Separating Conviction From Concentration
A principle that recurs throughout considered discussion of the AI theme, and of structural themes generally, is the importance of separating conviction in a theme's long-term significance from the size of the position taken to express it. An investor may hold a well-founded belief that artificial intelligence represents a genuine, durable structural development while still concluding that a modest, deliberately sized exposure is appropriate, given the theme's elevated valuations, rapid change, intense competition, and the historical divergence between thematic significance and investor outcomes. Conversely, strong conviction can tempt disproportionate concentration, increasing vulnerability to theme-specific disappointment. The discipline most frequently emphasised is that the strength of belief in a theme and the prudent size of exposure to it are distinct decisions, and that allowing conviction to dictate concentration is a recognised risk. This separation of conviction from concentration is identified as central to incorporating the AI theme, or any compelling structural theme, without compromising the diversification on which sound long-term portfolio construction depends.
Risks and Considerations
The AI theme carries distinct and elevated risks: high valuation sensitivity, pronounced exposure to interest rate effects through the valuation channel, rapid and unpredictable technology change, intense competition, and the gap between thematic significance and investment outcomes. Thematic concentration amplifies sensitivity to theme-specific developments. The pace and distribution of economic benefits are uncertain.
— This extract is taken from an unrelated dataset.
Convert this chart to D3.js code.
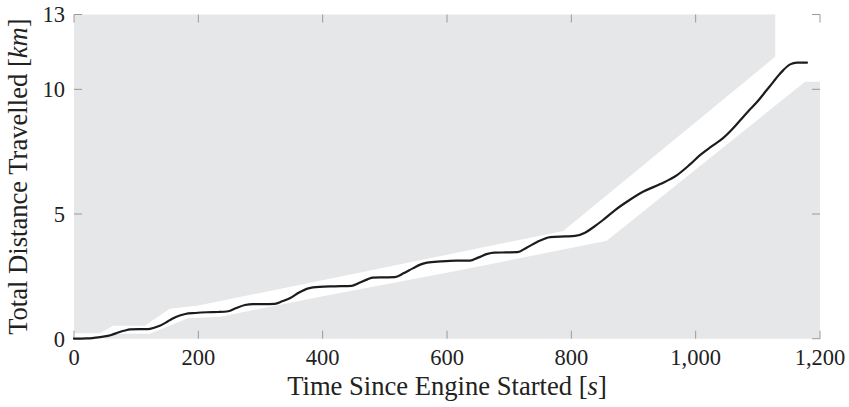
<!DOCTYPE html>
<html>
<head>
<meta charset="utf-8">
<script src="https://cdn.jsdelivr.net/npm/d3@7"></script>
<style>
  body { margin: 0; background: #fff; }
  svg { display: block; }
  text { font-family: "Liberation Serif", "Times New Roman", serif; fill: #222; }
</style>
</head>
<body>
<svg id="chart" width="849" height="407"></svg>
<script>
// ---- Data (time in s, distance in km) ----
const distTime = [0,20,34,47,60,71,82,90,105,119,130,138,150,158,170,179,195,214,232,248,260,275,288,305,323,335,348,362,377,395,420,447,460,472,481,500,516,530,545,558,568,590,615,637,650,665,676,695,713,728,745,758,766,790,806,822,836,851,870,890,916,943,970,990,1007,1025,1044,1058,1072,1085,1099,1112,1125,1133,1141,1152,1163,1179];
const distKm   = [0,0.01,0.04,0.08,0.15,0.25,0.33,0.37,0.38,0.38,0.45,0.52,0.68,0.8,0.93,0.99,1.03,1.06,1.07,1.1,1.22,1.35,1.39,1.39,1.4,1.5,1.63,1.85,2.02,2.08,2.1,2.12,2.25,2.38,2.45,2.46,2.47,2.62,2.82,2.98,3.05,3.1,3.13,3.13,3.25,3.4,3.45,3.46,3.47,3.65,3.88,4.02,4.07,4.1,4.12,4.25,4.48,4.76,5.15,5.5,5.9,6.2,6.56,6.97,7.36,7.7,8.04,8.38,8.77,9.13,9.5,9.9,10.3,10.55,10.77,11.0,11.07,11.07];

// upper bound of feasible corridor (gray above)
const upperTime = [0,42,63,114,154,200,787,1128];
const upperKm   = [0.22,0.22,0.52,0.52,1.2,1.33,4.32,11.31];
// lower bound of feasible corridor (gray below)
const lowerTime = [0,48,63,122,183,235,396,610,857,1176,1200];
const lowerKm   = [0,0,0.2,0.2,0.82,0.88,1.68,2.69,3.93,10.3,10.3];

const xTicks = [0,200,400,600,800,1000,1200];
const yTicks = [0,5,10,13];
const xDomain = [0,1200];
const yDomain = [0,13];

// ---- Layout ----
const svg = d3.select("#chart");
const L = 74, R = 820, T = 14.5, B = 338.7;
const x = d3.scaleLinear().domain(xDomain).range([L, R]);
const y = d3.scaleLinear().domain(yDomain).range([B, T]);
const gray = "#e6e7e9";

// Upper gray region
const upperPoly = [[0,13]].concat(upperTime.map((t,i)=>[t,upperKm[i]])).concat([[upperTime[upperTime.length-1],13]]);
svg.append("path")
  .attr("d", d3.line().x(d=>x(d[0])).y(d=>y(d[1]))(upperPoly) + "Z")
  .attr("fill", gray);

// Lower gray region
const lowerPoly = lowerTime.map((t,i)=>[t,lowerKm[i]]).concat([[1200,0],[0,0]]);
svg.append("path")
  .attr("d", d3.line().x(d=>x(d[0])).y(d=>y(d[1]))(lowerPoly) + "Z")
  .attr("fill", gray);

// Ticks (inward, on all four sides)
const tickLen = 8, tickColor = "#9a9a9a";
const tg = svg.append("g").attr("stroke", tickColor).attr("stroke-width", 1);
xTicks.forEach(v => {
  tg.append("line").attr("x1", x(v)).attr("x2", x(v)).attr("y1", B).attr("y2", B - tickLen);
  tg.append("line").attr("x1", x(v)).attr("x2", x(v)).attr("y1", T).attr("y2", T + tickLen);
});
yTicks.forEach(v => {
  tg.append("line").attr("x1", L).attr("x2", L + tickLen).attr("y1", y(v)).attr("y2", y(v));
  tg.append("line").attr("x1", R).attr("x2", R - tickLen).attr("y1", y(v)).attr("y2", y(v));
});

// Distance line
const pts = distTime.map((t,i)=>[t,distKm[i]]);
svg.append("path")
  .attr("d", d3.line().x(d=>x(d[0])).y(d=>y(d[1])).curve(d3.curveMonotoneX)(pts))
  .attr("fill", "none")
  .attr("stroke", "#1c1c1c")
  .attr("stroke-width", 2.2)
  .attr("stroke-linejoin", "round")
  .attr("stroke-linecap", "round");

// Tick labels
const fmt = d3.format(",");
svg.append("g").selectAll("text").data(xTicks).join("text")
  .attr("x", d => x(d)).attr("y", 365)
  .attr("text-anchor", "middle")
  .attr("font-size", 22.5)
  .text(d => fmt(d));
svg.append("g").selectAll("text").data(yTicks).join("text")
  .attr("x", 65).attr("y", d => y(d)).attr("dy", "0.35em")
  .attr("text-anchor", "end")
  .attr("font-size", 22.5)
  .text(d => fmt(d));

// Axis titles
const xt = svg.append("text").attr("x", (L+R)/2).attr("y", 395)
  .attr("text-anchor", "middle").attr("font-size", 26.6);
xt.append("tspan").text("Time Since Engine Started [");
xt.append("tspan").attr("font-style", "italic").text("s");
xt.append("tspan").text("]");

const yt = svg.append("text")
  .attr("transform", `translate(27,${(T+B)/2}) rotate(-90)`)
  .attr("text-anchor", "middle").attr("font-size", 26.6);
yt.append("tspan").text("Total Distance Travelled [");
yt.append("tspan").attr("font-style", "italic").text("km");
yt.append("tspan").text("]");
</script>
</body>
</html>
Capital is at risk, past performance does not guarantee future outcomes, and personal circumstances warrant consideration of professional financial advice.
The artificial intelligence theme on the ASX is expressed across software and technology companies such as WiseTech Global (ASX:WTC) and Xero (ASX:XRO), data infrastructure providers such as NextDC (ASX:NXT), applied AI across sectors, and thematic funds frequently incorporating international constituents. It is underpinned by enduring structural drivers but characterised by growth attributes — elevated valuations and heightened volatility — and significant risks. The central analytical caution is that a structurally important theme does not ensure favourable investment outcomes. The theme is therefore most coherently positioned as a deliberately sized satellite within a diversified portfolio, with conviction separated from concentration.